Our collective perspective of what distance learning should be needs to change. I believe this is the perfect time to help promote your child’s independence. Distance learning is not the best way that children learn and we are all trying to cope with our own work while managing the expectations from their teacher. I will tell you that dragging your child through the work, forcing them under close watch to get everything done is not the right approach, though I know many parents do it because they want the best for their child. These tips will promote independence and allow you to get some things done too. Your work is important as well and your mental wellbeing requires you to be able to work at least part of the day in peace.
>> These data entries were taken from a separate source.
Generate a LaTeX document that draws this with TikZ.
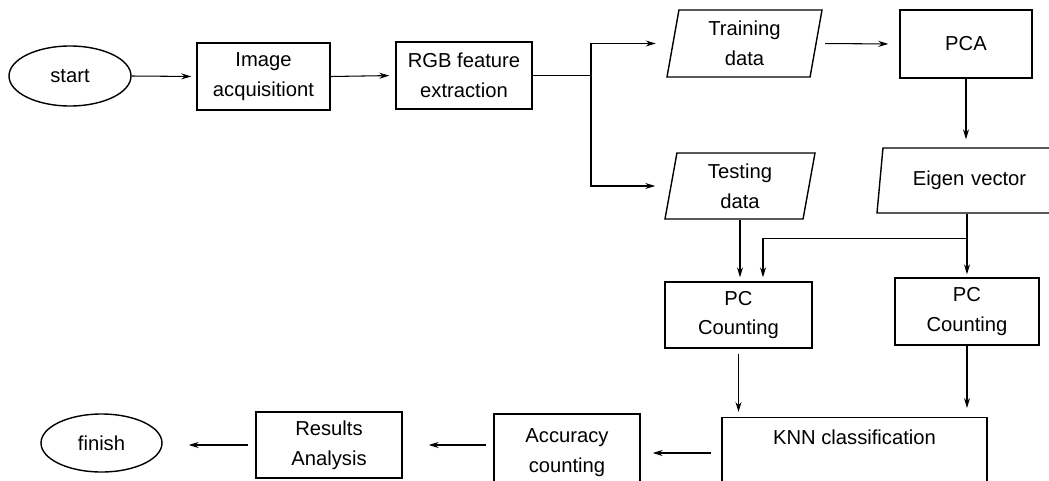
\documentclass[tikz,border=0pt]{standalone}
\usepackage{fontspec}
\setmainfont{Liberation Sans}
\usetikzlibrary{shapes.geometric,arrows.meta}

\begin{document}
\begin{tikzpicture}[
font=\fontsize{11.5}{17}\selectfont,
box/.style={draw,rectangle,line width=0.8pt,align=center,inner sep=2pt},
term/.style={draw,ellipse,line width=0.8pt,inner sep=1pt},
io/.style={draw,trapezium,trapezium left angle=77,trapezium right angle=103,
  trapezium stretches body,line width=0.8pt,align=center,inner sep=2pt},
arr/.style={-{Stealth[length=2mm,width=1.2mm]},line width=0.6pt}
]
\useasboundingbox (0,0) rectangle (20.98,9.60);

%Start
\node[term,minimum width=2.44cm,minimum height=1.2cm
] (start) at (1.40,8.08){start};

%Image acquisition
\node[box,minimum width=2.66cm,minimum height=1.34cm
] (img) at (5.27,8.07){Image\\acquisitiont};

%RGB features
\node[box,minimum width=2.72cm,minimum height=1.34cm
] (rgb) at (9.28,8.09){RGB feature\\extraction};

%Split point
\coordinate (split) at (11.82,8.09);

%Training data
\node[io,minimum width=3.1cm,minimum height=1.34cm
] (train) at (14.89,8.73){Training\\data};

%Testing data
\node[io,minimum width=3.0cm,minimum height=1.32cm
] (test) at (14.80,5.88){Testing\\data};

%PCA
\node[box,minimum width=2.64cm,minimum height=1.36cm
] (pca) at (19.32,8.72){PCA};

%Eigen vector
\node[io,minimum width=3.7cm,minimum height=1.30cm,text width=2.9cm
] (eigen) at (19.39,5.99){Eigen vector};

%PC counting left
\node[box,minimum width=2.94cm,minimum height=1.32cm
] (pcl) at (14.77,3.30){PC\\Counting};

%PC counting right
\node[box,minimum width=2.88cm,minimum height=1.34cm
] (pcr) at (19.34,3.37){PC\\Counting};

%KNN
\node[box,anchor=north,minimum width=5.3cm,text height=0.4cm,text depth=1.4cm,inner ysep=0.14cm
] (knn) at (17.09,1.26){KNN classification};

%Accuracy
\node[box,minimum width=2.92cm,minimum height=1.56cm
] (acc) at (11.34,0.54){Accuracy\\counting};

%Results
\node[box,minimum width=2.92cm,minimum height=1.32cm
] (res) at (6.58,0.70){Results\\Analysis};

%Finish
\node[term,minimum width=2.42cm,minimum height=1.16cm
] (fin) at (2.03,0.74){finish};


\draw[arr,shorten >=0.1cm] (start.east) -- (img.west);
\draw[arr,shorten >=0.12cm] (img.east) -- (rgb.west);
\draw[line width=0.6pt] (rgb.east) -- (split);
\draw[arr,shorten >=0.33cm] (split) |- (train.west);
\draw[arr,shorten >=0.3cm] (split) |- (test.west);
\draw[arr,shorten <=0.17cm,shorten >=0.22cm] (train.east) -- (pca.west);
\draw[arr,shorten >=0.16cm] (pca.south) -- (pca.south |- eigen.north);
\draw[arr,shorten >=0.08cm] (test.south) -- (test.south |- pcl.north);
\draw[arr,shorten >=0.06cm] (pcr.north |- eigen.south) -- (pcr.north);
\draw[arr,shorten >=0.08cm] ([yshift=-0.5cm]pcr.north |- eigen.south) -| ([xshift=0.49cm]pcl.north);
\draw[arr,shorten <=0.1cm,shorten >=0.1cm] (pcl.south) -- (pcl.south |- knn.north);
\draw[arr,shorten >=0.18cm] (pcr.south) -- (pcr.south |- knn.north);
\draw[arr,shorten <=0.2cm,shorten >=0.24cm] (knn.west |- acc) -- (acc.east);
\draw[arr,shorten <=0.14cm,shorten >=0.52cm] (acc.west |- res) -- (res.east);
\draw[arr,shorten <=0.14cm,shorten >=0.52cm] (res.west) -- (res.west -| fin.east);

\end{tikzpicture}
\end{document}
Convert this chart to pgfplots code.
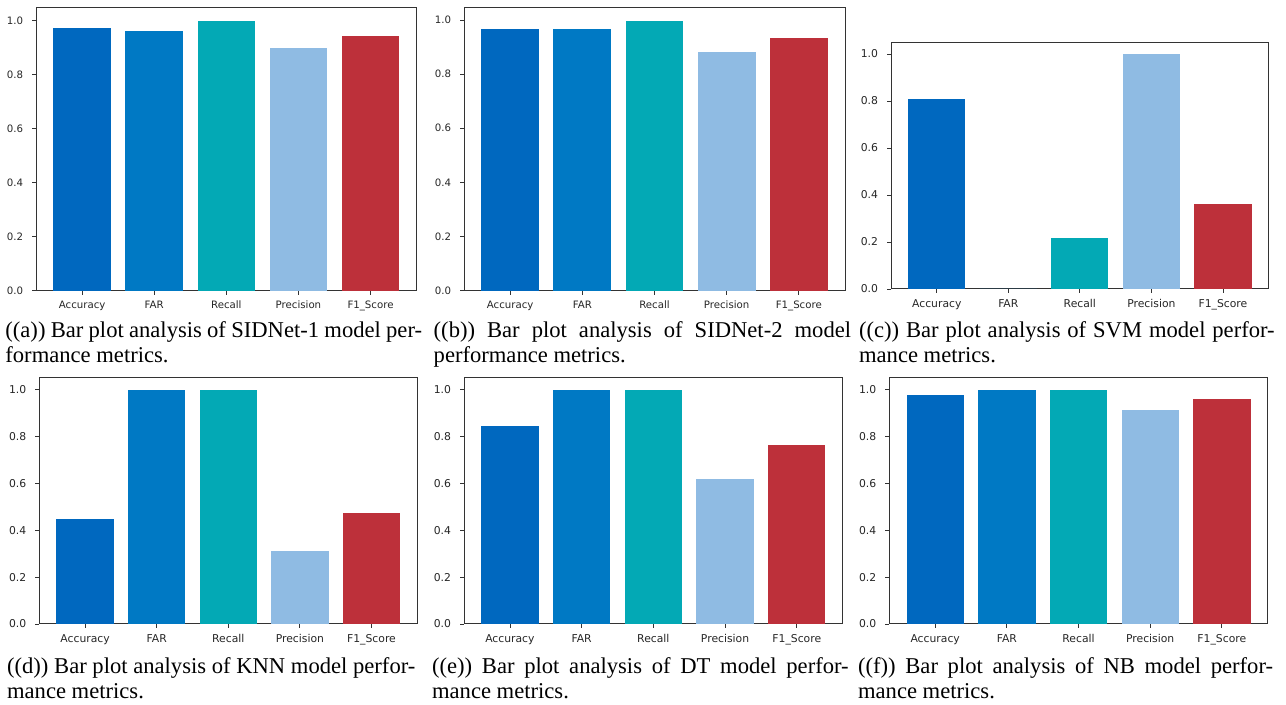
\documentclass[border=0pt]{standalone}
\usepackage{fontspec}
\setmainfont{Liberation Serif}
\newfontfamily\dejavu{DejaVu Sans}
\usepackage{pgfplots}
\pgfplotsset{compat=1.18}
\definecolor{cAcc}{RGB}{0,104,191}
\definecolor{cFAR}{RGB}{0,121,196}
\definecolor{cRec}{RGB}{3,169,181}
\definecolor{cPre}{RGB}{143,187,227}
\definecolor{cF1}{RGB}{189,48,58}
\pgfplotsset{
  barpanel/.style={
    scale only axis, ybar, bar width=0.8,
    xmin=-0.64, xmax=4.64, ymin=0, ymax=1.05,
    xtick={0,1,2,3,4},
    xticklabels={Accuracy,FAR,Recall,Precision,F1\_Score},
    ytick={0,0.2,0.4,0.6,0.8,1.0},
    yticklabel style={/pgf/number format/fixed, /pgf/number format/fixed zerofill, /pgf/number format/precision=1},
    /pgf/number format/assume math mode=true,
    tick align=outside, tick pos=left,
    major tick length=2pt,
    tick style={black!80, line width=0.4pt},
    axis line style={black!80, line width=0.5pt},
    ticklabel style={font=\dejavu\fontsize{#1}{#1}\selectfont, text=black!85, inner sep=0pt},
    yticklabel style={anchor=east, xshift=-4.3pt},
    xticklabel style={anchor=north, yshift=-3pt},
    axis background/.style={fill=white},
  },
  barpanel/.default=5,
}
\newcommand{\bars}[5]{%
  \addplot[fill=cAcc, draw=none, bar shift=0pt] coordinates {(0,#1)};
  \addplot[fill=cFAR, draw=none, bar shift=0pt] coordinates {(1,#2)};
  \addplot[fill=cRec, draw=none, bar shift=0pt] coordinates {(2,#3)};
  \addplot[fill=cPre, draw=none, bar shift=0pt] coordinates {(3,#4)};
  \addplot[fill=cF1, draw=none, bar shift=0pt] coordinates {(4,#5)};
}
\newcommand{\subcap}[6]{% x, y1, y2, width, line1, line2
  \node[anchor=base west, inner sep=0pt, font=\fontsize{11.3}{12}\selectfont] at (#1,#2) {\makebox[#4][s]{#5}};
  \node[anchor=base west, inner sep=0pt, font=\fontsize{11.3}{12}\selectfont] at (#1,#3) {#6};
}
\begin{document}
\begin{tikzpicture}
\useasboundingbox (0,0) rectangle (643pt,352.5pt);
% (a)
\begin{axis}[barpanel=5.1, at={(18pt,207.15pt)}, anchor=south west, width=190.35pt, height=141.7pt, ymax=1.049]
\bars{0.973}{0.962}{0.999}{0.899}{0.944}
\end{axis}
% (b)
\begin{axis}[barpanel=5.1, at={(232pt,207.15pt)}, anchor=south west, width=190.5pt, height=141.7pt, ymax=1.047]
\bars{0.966}{0.966}{0.997}{0.881}{0.935}
\end{axis}
% (c)
\begin{axis}[barpanel=5.4, at={(445.5pt,208pt)}, anchor=south west, width=188.85pt, height=123.35pt]
\bars{0.809}{0}{0.219}{1.0}{0.360}
\end{axis}
% (d)
\begin{axis}[barpanel=5.4, at={(19.65pt,40.5pt)}, anchor=south west, width=189pt, height=123pt]
\bars{0.450}{1.0}{1.0}{0.310}{0.474}
\end{axis}
% (e)
\begin{axis}[barpanel=5.4, at={(232pt,40.5pt)}, anchor=south west, width=189.35pt, height=123pt]
\bars{0.846}{1.0}{1.0}{0.620}{0.764}
\end{axis}
% (f)
\begin{axis}[barpanel=5.4, at={(444.65pt,40.5pt)}, anchor=south west, width=189.2pt, height=123pt]
\bars{0.977}{1.0}{1.0}{0.914}{0.959}
\end{axis}
\subcap{2.5pt}{183.5pt}{171.15pt}{208.35pt}{((a)) Bar plot analysis of SIDNet-1 model per-}{formance metrics.}
\subcap{216.65pt}{183.5pt}{171.15pt}{208.7pt}{((b)) Bar plot analysis of SIDNet-2 model}{performance metrics.}
\subcap{429.35pt}{183.5pt}{171.15pt}{207.8pt}{((c)) Bar plot analysis of SVM model perfor-}{mance metrics.}
\subcap{3.35pt}{15.85pt}{3.35pt}{204.15pt}{((d)) Bar plot analysis of KNN model perfor-}{mance metrics.}
\subcap{215.85pt}{15.85pt}{3.35pt}{208.3pt}{((e)) Bar plot analysis of DT model perfor-}{mance metrics.}
\subcap{428.85pt}{15.85pt}{3.35pt}{207.5pt}{((f)) Bar plot analysis of NB model perfor-}{mance metrics.}
\end{tikzpicture}
\end{document}
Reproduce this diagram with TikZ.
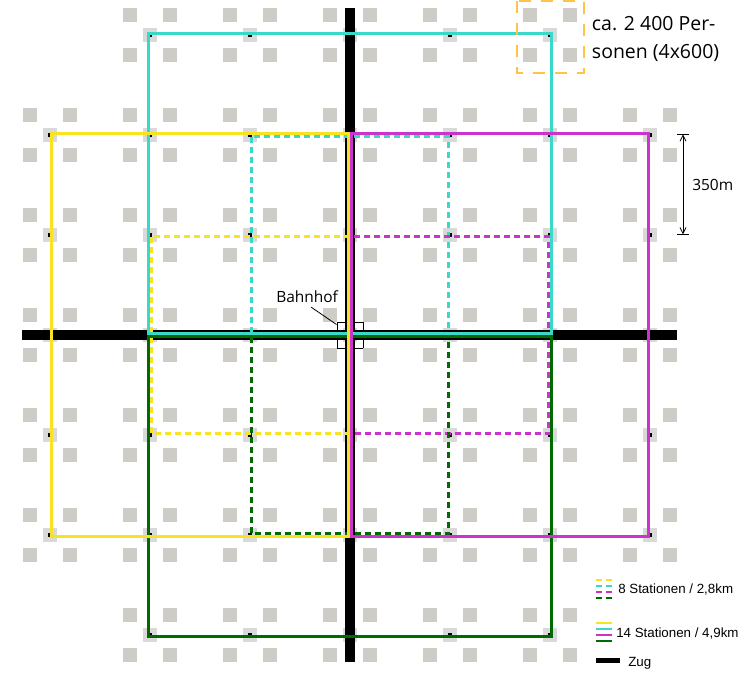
\documentclass[tikz,border=0pt]{standalone}
\usepackage{fontspec}
\setmainfont{Open Sans}
\newfontfamily\legendfont{Liberation Sans}
\usetikzlibrary{calc,arrows.meta}
\definecolor{cyanl}{RGB}{56,217,200}
\definecolor{yell}{RGB}{247,227,32}
\definecolor{magl}{RGB}{204,51,204}
\definecolor{grnl}{RGB}{0,106,0}
\definecolor{greysq}{RGB}{205,204,199}
\definecolor{stsq}{RGB}{217,217,217}
\definecolor{orangel}{RGB}{255,195,70}
\begin{document}
\begin{tikzpicture}[x=0.75pt,y=-0.75pt,
  route/.style={line width=2.25pt,line cap=butt,line join=miter},
  dashroute/.style={route,dash pattern=on 4.5pt off 3pt},
  train/.style={line width=7.5pt,line cap=butt},
  swatch/.style={line width=1.5pt},
  swatchdash/.style={swatch,dash pattern=on 4.5pt off 3pt},
  lbl/.style={inner sep=0pt,anchor=base west},
  thinline/.style={line width=0.6pt},
]
\useasboundingbox (0,0) rectangle (743,672);
\fill[white] (0,0) rectangle (743,672);

% station coordinates
\foreach \i in {0,...,6}{\foreach \j in {0,...,6}{
  \coordinate (s-\i-\j) at ({50+100*\i},{35+100*\j});
}}

% Bahnhof box
\node[draw=black,fill=white,line width=0.75pt,minimum size=19.5pt,inner sep=0pt] (bahnhof) at (s-3-3) {};

% station squares
\foreach \i in {0,...,6}{\foreach \j in {0,...,6}{
  \pgfmathtruncatemacro\corner{and(or(\i==0,\i==6),or(\j==0,\j==6))}
  \ifnum\corner=0
    \fill[greysq] ($(s-\i-\j)+(-27,-27)$) rectangle +(14,14);
    \fill[greysq] ($(s-\i-\j)+(13,-27)$) rectangle +(14,14);
    \fill[greysq] ($(s-\i-\j)+(-27,13)$) rectangle +(14,14);
    \fill[greysq] ($(s-\i-\j)+(13,13)$) rectangle +(14,14);
    \fill[stsq] ($(s-\i-\j)+(-7,-7)$) rectangle +(14,14);
    \fill[black] ($(s-\i-\j)+(-2,-2)$) rectangle +(4,4);
  \fi
}}

% train lines
\coordinate (tn) at (350,8);
\coordinate (ts) at (350,662);
\coordinate (tw) at (22,335);
\coordinate (te) at (677,335);
\draw[train] (tn) -- (ts);
\draw[train] (tw) -- (te);

% dashed routes (8 stations)
\draw[dashroute,cyanl] ($(s-2-1)+(1.5,1.5)$) rectangle ($(s-4-3)+(-1.5,-1.5)$);
\draw[dashroute,yell]  ($(s-1-2)+(1.5,1.5)$) rectangle ($(s-3-4)+(-1.5,-1.5)$);
\draw[dashroute,magl]  ($(s-3-2)+(1.5,1.5)$) rectangle ($(s-5-4)+(-1.5,-1.5)$);
\draw[dashroute,grnl]  ($(s-2-3)+(1.5,1.5)$) rectangle ($(s-4-5)+(-1.5,-1.5)$);

% solid routes (14 stations)
\draw[route,cyanl] ($(s-1-0)+(-1.5,-1.5)$) rectangle ($(s-5-3)+(1.5,-1.5)$);
\draw[route,grnl]  ($(s-1-3)+(-1.5,1.5)$) rectangle ($(s-5-6)+(1.5,1.5)$);
\draw[route,yell]  ($(s-0-1)+(1.5,-1.5)$) rectangle ($(s-3-5)+(-1.5,1.5)$);
\draw[route,magl]  ($(s-3-1)+(1.5,-1.5)$) rectangle ($(s-6-5)+(-1.5,1.5)$);

% Bahnhof label
\node[lbl,font=\fontsize{11.6pt}{14pt}\selectfont] (bhlbl) at (276,302.7) {Bahnhof};
\draw[thinline] ($(bhlbl.south)+(4,4)$) -- ($(bahnhof.north west)+(0,3)$);

% capacity box
\draw[orangel,line width=1.5pt,dash pattern=on 9pt off 7.5pt] (517,1) rectangle (584,73);
\node[lbl,font=\fontsize{14.6pt}{20.7pt}\selectfont] (pers1) at (591.7,30.7) {ca. 2 400 Per-};
\node[lbl,font=\fontsize{14.6pt}{20.7pt}\selectfont] (pers2) at (591.7,58.3) {sonen (4x600)};

% dimension 350m
\coordinate (d1) at (683,134.3);
\coordinate (d2) at (683,234.3);
\draw[thinline,{Straight Barb[length=4.5pt,width=4.5pt]}-{Straight Barb[length=4.5pt,width=4.5pt]}] (d1) -- (d2);
\draw[thinline] ($(d1)+(-6,0)$) -- ($(d1)+(6,0)$);
\draw[thinline] ($(d2)+(-6,0)$) -- ($(d2)+(6,0)$);
\node[lbl,font=\fontsize{11.6pt}{14pt}\selectfont] (dimlbl) at (692,190.7) {350m};

% legend
\foreach \c/\yy in {yell/580,cyanl/586,magl/592,grnl/598}{
  \draw[swatchdash,\c] (596,\yy) -- (612,\yy);
}
\foreach \c/\yy in {yell/623,cyanl/629,magl/635,grnl/641}{
  \draw[swatch,\c] (596,\yy) -- (612,\yy);
}
\fill[black] (596,657.7) rectangle (620,663);
\node[lbl,font=\legendfont\fontsize{10pt}{12pt}\selectfont] (leg1) at (618,593.3) {8 Stationen / 2,8km};
\node[lbl,font=\legendfont\fontsize{10pt}{12pt}\selectfont] (leg2) at (616,637.3) {14 Stationen / 4,9km};
\node[lbl,font=\legendfont\fontsize{10pt}{12pt}\selectfont] (leg3) at (628,666.7) {Zug};
\end{tikzpicture}
\end{document}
1) Communicate regularly with your child’s teacher. For example, if your child has synchronous learning at 10 am everyday but you’ll be in a meeting-let the teacher know that you cannot support them during this time. If your child cannot complete the assignments independently, let the teacher know what assignments you can help with and the other ones that your child will be doing on their own. Many, if not most, teachers are in the same boat you are in and they understand. You may feel that you have to do everything with your child but in reality, it is better to set boundaries.
2) Have a visual schedule. This schedule promotes independence as children can see what they need to do in order or when (if they are able to tell time). Visual schedules also reduce anxiety so children can picture and rehearse their day. Also, it will prevent them from bothering you when they are bored. I like to write or draw (if they can’t read) what they’re allowed to do if they’re bored. I liked to add “if you bother me that you’re bored, I’ll assign you a chore.” After I wrote that, it’s amazing how infrequently I was asked “what can I do now?”
3) Create a “family learning chat,” for children aged 8 and above. Your children don’t even need a phone or Facebook account. You can chat through their Google Accounts. Set a rule that this is the only way they can contact you while you’re working. This means you can respond when you have a moment and it teaches your children patience.
4) Do not allow your child’s frustration to become your frustration. If your child is struggling to complete work, or having a tech meltdown, don’t participate. Instead model some quality stress techniques. Have your child take a deep breath or run really fast on the spot or try another assignment. If your child is still struggling, set a timer for 10 minutes. If after 10 minutes they still are unable to transition to working independently, let your child’s teacher know and let them take it from there. There are no possible gains for both you and the child struggling over material and not making progress.
5) Don’t fight screen time. It’s winter, they can’t see their friends, they’re mostly stuck inside and though normally I believe in really limited screen time, give yourself a break. Still monitor what they are doing for safety and bullying reasons but ultimately, don’t blame yourself if your kid is having way more screen time than they did in January 2020. It’s a different time and you and your kids have different needs.